Summary: Some documents which do not contain any of my search terms are being returned, sometimes even at the top of my search results.
Cause: The query term exists in:
- Anchor text (href link text): In this situation you may find you have many documents linking to a particular page with anchor text containing your query terms. Anchor text gives a page a high relevancy regardless of whether the same text exists in the content of the document.
- Metadata: If you have metadata in your pages either via metadata tags or external metadata this will also be indexed, even if your query terms do not exist in the content these documents will still be returned.
To determine if your anchor text is the cause:
- Navigate to crawl diagnostics on the Admin Console, under Google Search Appliance > Status And Reports > Crawl Diagnostics.

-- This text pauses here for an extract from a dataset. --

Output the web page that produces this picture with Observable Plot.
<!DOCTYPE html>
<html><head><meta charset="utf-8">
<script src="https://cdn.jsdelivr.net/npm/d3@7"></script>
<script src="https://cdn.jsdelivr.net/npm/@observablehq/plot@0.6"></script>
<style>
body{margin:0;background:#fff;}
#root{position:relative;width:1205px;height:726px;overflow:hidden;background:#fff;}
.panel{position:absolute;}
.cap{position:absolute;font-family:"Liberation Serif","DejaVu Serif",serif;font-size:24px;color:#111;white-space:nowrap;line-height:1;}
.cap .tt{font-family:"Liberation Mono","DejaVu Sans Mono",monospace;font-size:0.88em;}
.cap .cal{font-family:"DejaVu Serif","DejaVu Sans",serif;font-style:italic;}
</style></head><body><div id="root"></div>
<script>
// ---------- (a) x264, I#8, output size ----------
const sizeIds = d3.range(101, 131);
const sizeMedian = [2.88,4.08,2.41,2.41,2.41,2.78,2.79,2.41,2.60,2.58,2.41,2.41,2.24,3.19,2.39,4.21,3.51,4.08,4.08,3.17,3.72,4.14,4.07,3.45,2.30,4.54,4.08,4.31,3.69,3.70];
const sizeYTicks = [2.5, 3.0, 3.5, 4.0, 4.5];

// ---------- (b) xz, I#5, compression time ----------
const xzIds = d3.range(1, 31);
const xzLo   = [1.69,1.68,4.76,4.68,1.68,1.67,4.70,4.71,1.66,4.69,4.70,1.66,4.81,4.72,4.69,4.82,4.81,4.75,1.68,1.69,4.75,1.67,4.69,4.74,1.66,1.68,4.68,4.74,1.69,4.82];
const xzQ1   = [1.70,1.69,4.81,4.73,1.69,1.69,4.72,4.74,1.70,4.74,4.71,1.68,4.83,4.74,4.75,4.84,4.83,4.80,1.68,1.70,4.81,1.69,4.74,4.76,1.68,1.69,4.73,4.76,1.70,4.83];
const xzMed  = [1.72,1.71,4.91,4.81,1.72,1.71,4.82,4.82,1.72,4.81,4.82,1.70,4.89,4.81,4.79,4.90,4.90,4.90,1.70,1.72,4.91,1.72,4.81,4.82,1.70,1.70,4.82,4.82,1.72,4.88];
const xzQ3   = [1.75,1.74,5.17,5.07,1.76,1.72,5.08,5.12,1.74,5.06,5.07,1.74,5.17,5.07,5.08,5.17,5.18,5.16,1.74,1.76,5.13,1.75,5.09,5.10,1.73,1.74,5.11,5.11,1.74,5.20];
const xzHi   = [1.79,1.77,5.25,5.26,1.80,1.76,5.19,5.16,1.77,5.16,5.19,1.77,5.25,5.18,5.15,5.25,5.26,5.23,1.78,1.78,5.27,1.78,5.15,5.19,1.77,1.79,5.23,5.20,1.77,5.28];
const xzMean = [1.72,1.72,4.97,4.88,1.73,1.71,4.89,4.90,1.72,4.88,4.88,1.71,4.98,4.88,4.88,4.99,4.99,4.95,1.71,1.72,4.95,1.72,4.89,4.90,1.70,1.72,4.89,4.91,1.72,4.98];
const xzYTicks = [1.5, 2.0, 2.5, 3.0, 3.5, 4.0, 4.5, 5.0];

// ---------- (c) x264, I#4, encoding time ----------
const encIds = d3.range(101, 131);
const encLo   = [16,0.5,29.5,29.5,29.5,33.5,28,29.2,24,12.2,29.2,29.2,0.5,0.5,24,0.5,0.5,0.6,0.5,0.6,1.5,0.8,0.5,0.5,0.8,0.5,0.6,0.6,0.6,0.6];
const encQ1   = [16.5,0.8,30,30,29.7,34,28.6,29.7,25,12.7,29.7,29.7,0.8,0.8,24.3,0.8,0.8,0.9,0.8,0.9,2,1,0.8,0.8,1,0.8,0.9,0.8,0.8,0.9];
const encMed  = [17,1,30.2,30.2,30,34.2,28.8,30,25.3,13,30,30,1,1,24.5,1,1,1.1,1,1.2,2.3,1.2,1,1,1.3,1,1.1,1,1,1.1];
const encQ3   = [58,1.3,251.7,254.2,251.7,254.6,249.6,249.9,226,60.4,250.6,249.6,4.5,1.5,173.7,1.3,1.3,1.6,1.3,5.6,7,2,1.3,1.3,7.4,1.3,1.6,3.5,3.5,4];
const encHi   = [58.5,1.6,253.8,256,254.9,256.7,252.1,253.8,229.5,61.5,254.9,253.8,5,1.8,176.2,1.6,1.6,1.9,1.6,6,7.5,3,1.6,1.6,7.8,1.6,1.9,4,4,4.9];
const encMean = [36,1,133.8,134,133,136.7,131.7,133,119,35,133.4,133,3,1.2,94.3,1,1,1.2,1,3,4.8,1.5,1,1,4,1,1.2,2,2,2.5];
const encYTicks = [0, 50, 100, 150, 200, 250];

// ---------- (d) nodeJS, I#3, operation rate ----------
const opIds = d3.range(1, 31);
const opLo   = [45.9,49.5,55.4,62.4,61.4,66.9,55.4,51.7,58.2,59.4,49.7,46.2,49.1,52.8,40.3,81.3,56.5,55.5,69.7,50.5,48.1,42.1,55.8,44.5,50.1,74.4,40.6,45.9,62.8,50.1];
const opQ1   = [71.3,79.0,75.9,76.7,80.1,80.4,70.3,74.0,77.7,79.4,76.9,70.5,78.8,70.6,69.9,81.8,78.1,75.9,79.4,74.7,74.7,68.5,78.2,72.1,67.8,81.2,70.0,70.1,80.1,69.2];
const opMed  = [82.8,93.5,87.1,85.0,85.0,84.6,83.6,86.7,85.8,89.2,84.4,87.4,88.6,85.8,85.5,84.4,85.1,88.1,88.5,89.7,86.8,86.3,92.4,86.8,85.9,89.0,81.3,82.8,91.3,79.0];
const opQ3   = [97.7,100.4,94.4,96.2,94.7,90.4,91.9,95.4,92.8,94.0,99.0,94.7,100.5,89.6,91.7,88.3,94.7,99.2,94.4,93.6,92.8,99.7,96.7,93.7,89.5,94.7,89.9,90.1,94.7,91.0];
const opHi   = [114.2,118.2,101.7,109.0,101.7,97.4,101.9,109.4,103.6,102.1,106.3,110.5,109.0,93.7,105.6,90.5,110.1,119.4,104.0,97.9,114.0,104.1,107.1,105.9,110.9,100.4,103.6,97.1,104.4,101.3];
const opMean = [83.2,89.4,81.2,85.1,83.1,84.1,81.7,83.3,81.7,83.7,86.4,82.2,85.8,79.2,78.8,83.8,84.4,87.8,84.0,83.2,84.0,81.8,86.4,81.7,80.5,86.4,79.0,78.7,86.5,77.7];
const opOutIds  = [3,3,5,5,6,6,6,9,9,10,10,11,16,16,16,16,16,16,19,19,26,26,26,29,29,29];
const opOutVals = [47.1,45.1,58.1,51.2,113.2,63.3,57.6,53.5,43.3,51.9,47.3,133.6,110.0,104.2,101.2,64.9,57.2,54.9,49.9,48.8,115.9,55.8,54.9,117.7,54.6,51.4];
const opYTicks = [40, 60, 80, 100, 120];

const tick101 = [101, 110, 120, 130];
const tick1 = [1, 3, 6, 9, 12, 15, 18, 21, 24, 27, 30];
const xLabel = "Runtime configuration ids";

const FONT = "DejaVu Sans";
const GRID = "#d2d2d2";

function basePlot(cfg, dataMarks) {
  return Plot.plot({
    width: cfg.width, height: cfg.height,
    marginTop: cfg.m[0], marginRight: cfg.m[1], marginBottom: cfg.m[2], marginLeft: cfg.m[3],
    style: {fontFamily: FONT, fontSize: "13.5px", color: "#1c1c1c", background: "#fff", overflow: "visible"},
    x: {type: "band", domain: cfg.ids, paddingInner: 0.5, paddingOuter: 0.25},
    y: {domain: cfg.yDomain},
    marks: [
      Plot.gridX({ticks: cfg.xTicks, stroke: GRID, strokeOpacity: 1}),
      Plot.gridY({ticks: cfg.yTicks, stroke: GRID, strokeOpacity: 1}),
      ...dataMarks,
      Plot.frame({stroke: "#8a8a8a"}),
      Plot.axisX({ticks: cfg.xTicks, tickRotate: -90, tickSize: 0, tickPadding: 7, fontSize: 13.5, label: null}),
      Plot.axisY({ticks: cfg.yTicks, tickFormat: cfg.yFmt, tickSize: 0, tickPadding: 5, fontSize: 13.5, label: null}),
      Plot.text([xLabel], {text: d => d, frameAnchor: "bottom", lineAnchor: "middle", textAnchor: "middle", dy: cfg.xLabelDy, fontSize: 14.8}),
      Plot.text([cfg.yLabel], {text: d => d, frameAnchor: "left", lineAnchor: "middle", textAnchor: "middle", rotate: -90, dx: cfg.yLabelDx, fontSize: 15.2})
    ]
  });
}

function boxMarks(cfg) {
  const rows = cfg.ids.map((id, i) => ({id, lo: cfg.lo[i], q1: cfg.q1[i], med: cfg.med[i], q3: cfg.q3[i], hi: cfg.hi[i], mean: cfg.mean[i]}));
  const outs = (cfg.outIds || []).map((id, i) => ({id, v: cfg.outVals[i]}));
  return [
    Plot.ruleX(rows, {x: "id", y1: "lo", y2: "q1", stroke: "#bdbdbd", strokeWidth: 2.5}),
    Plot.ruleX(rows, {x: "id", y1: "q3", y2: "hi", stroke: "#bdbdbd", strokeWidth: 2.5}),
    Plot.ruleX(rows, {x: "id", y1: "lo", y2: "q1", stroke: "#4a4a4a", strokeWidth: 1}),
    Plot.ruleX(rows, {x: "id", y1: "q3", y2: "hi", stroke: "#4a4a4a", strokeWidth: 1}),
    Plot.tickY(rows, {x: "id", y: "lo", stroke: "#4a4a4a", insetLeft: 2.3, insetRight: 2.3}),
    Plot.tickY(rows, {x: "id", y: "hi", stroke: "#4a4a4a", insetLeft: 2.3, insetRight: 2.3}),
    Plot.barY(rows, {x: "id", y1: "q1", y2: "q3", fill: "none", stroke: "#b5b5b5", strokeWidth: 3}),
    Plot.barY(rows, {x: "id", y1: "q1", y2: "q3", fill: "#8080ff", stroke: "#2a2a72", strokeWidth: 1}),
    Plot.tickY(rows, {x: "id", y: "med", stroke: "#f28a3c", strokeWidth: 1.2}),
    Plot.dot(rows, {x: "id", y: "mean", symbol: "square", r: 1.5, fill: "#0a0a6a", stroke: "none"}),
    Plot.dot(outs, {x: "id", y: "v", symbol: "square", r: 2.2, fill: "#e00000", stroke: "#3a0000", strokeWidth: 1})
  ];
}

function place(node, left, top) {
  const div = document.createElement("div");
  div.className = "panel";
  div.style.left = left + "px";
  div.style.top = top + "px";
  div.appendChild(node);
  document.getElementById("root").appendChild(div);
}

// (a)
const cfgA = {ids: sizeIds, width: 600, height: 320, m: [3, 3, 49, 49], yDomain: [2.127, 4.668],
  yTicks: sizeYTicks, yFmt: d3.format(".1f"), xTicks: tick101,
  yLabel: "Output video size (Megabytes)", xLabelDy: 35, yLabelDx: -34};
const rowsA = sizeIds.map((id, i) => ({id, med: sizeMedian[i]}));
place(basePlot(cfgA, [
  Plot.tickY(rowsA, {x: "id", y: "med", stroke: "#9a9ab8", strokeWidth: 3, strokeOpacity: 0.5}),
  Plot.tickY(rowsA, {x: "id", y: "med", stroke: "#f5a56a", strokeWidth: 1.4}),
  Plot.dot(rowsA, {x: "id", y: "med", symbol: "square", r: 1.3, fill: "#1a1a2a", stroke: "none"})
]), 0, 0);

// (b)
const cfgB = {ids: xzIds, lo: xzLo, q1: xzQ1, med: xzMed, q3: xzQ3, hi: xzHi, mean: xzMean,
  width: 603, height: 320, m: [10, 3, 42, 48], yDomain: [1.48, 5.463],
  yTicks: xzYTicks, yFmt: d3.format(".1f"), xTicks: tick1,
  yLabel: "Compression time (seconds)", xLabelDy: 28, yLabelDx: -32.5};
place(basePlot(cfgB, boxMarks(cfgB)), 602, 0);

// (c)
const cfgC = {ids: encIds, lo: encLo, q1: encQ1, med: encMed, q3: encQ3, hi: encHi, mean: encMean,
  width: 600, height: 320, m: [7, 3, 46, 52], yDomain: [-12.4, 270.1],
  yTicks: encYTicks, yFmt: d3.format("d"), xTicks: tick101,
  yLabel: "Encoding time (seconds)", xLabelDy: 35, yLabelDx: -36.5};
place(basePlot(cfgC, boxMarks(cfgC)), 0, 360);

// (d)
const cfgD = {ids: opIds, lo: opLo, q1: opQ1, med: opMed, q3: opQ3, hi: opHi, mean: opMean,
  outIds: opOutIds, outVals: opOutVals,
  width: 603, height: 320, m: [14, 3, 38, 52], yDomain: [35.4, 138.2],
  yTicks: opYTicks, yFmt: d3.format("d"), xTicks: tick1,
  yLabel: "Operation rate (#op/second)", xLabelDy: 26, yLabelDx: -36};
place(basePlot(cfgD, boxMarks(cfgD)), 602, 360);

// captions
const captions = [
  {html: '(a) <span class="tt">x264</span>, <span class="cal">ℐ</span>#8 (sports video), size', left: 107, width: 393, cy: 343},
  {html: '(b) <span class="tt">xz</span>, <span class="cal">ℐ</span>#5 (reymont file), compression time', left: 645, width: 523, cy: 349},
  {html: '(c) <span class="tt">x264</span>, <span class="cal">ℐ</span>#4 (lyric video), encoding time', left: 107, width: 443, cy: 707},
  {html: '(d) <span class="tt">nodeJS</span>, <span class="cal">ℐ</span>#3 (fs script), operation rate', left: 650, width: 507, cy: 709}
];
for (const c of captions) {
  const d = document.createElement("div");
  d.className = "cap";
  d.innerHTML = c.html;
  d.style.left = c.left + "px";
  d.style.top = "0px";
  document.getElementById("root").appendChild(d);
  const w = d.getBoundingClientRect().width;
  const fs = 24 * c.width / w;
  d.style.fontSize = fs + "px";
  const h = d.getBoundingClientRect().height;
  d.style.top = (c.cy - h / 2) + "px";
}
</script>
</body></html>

- Enter the URL in the URLs starting with field.
- Click on the View list of all crawled pages that link to this page.
- Look through these results to find the link and its anchor text which caused the issue.
To determine if metadata is causing the issue, view search results as XML with the metadata. To do this, rerun the search query but make these changes to the search URL:
- Remove the "proxystylesheet” paramter and its argument.
- Add the &getfields=* parameter.
This will show you the metadata associated with the URL.
Fix: Anchor text relevancy is non configurable and as such there is no way to "fix" the issue as it is intended behavior. A better option is to note if the anchor text is actually relevant to the content that it is linking to and alter your content/anchor accordingly.
Additional Details: See the XML reference for information on modifying the search URL parameters.